The left position has always been: You’re working all the time, and every once in a while there’s an event called an election. This should take you away from real politics for 10 or 15 minutes. Then you go back to work….The left position is you rarely support anyone. You vote against the worst. You keep the pressure and activism going.

On Hume:

We can go back to my favorite philosopher, David Hume. His Of the First Principles of Government, a political tract in the late 18th century, starts off by saying that we should understand that power is in the hands of the governed. Those who are governed, they’re the ones who have the power. Whatever kind of state it is, militaristic or more democratic, as England was becoming. The masters rule only by consent. And if consent is withdrawn, they lose. Their rule is very fragile.

On the letter controversy:

But now segments of the left are picking up part of the same pathology. It’s harmful; they shouldn’t be doing it; it’s wrong in principle. It’s suicidal. It’s a gift to the far right. So here’s a quiet statement saying, “Look, we should be careful about these things and not undertake this.” Should’ve been the end. Then comes the reaction, which is extremely interesting….This criticism is much to the pleasure of the right wing, which hates these statements. So it’s another massive service to the right wing. … You want to play their game? Do it straight. Don’t pretend you’re on the left.

On how to participate in politics:

Well, we have no shortage of immediate ways of getting involved. But immediate changes are another story. There’s kind of an instant gratification culture. I worked for Bernie Sanders, he didn’t win. I’m going home. That’s not the way political change takes place. It takes place step by step, small changes to bigger ones, and so on.

On personality politics:

I’m not much interested in his (Joe Biden’s) personality. I don’t have any opinion. I’m interested in how things get done. And the way things get done is not by Biden having a religious conversion and saying, “Oh, we’ve got to really work on the climate.” That’s not what happened. The DNC probably hates the program, but they have no choice, because their popular base is not only demanding it, but is working constantly, hard, to force them to do it. That’s politics. Not the personality of leaders. I don’t know what’s in his mind. I don’t care, frankly.

On social media:

Social media, like most technologies, are pretty neutral. What matters is how you use them. You can use a hammer to build a house; you can use a hammer to smash somebody’s head in.

Social media are being used in very different ways. They’re used to organize activists, set up demonstrations, to give people the opportunity to interact, think, develop opinions, deliberate. But they can also be used to drive people into bubbles in which you hear only the same thing over and over. Your prejudices get reinforced, and you hate everybody else. They can be used either way. And they are being used both ways.
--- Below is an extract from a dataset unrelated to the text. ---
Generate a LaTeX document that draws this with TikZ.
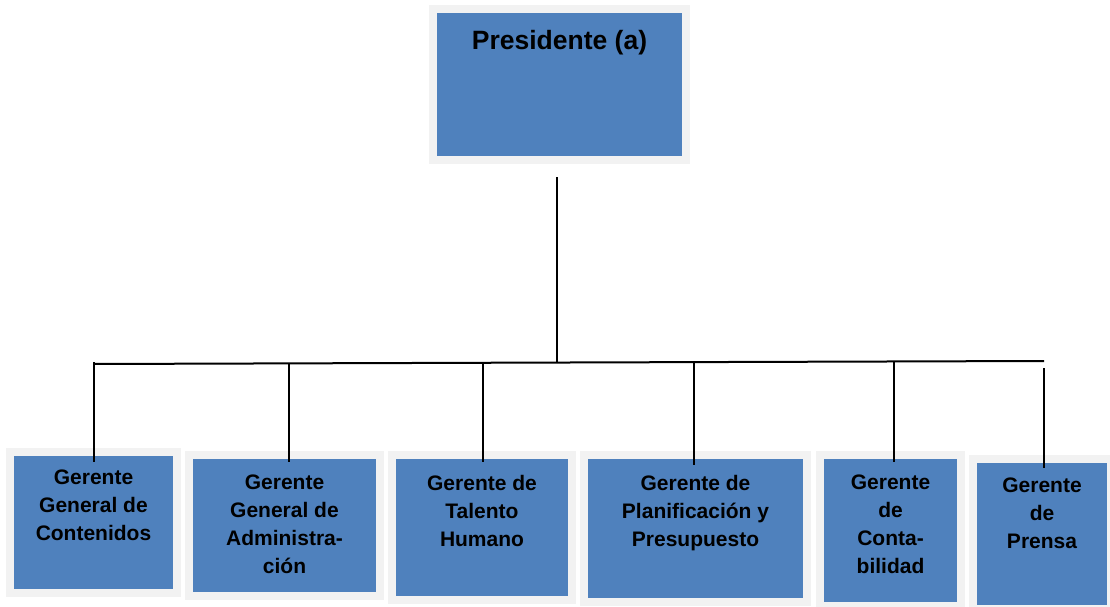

So the question comes back to us: How are we going to use the technology that’s available? It doesn’t care. We can use it any way we like. The net effect of social media probably, by and large, I suspect, has been mostly negative. Doesn’t have to be, but I think that’s the way it’s turned out.

On his legacy:

I don’t really think about a legacy. What I’m interested in is the people who are doing things. Mostly their names will never be known. I’m sure you can’t tell me, or I can’t tell you, the names of the kids who sat in at the lunch counter in Greensboro. These are the people who carry things forward. If there’s a legacy of people who try to do what they can to stimulate it, it’s theirs. The ones I most respect in the world, I can’t remember their names.

I don’t agree with all of Chomsky’s beliefs, but I do agree with his approach to politics. You can draw those lessons from the interview. I’ve extracted some of them, but it’s worthwhile to read the rest of it.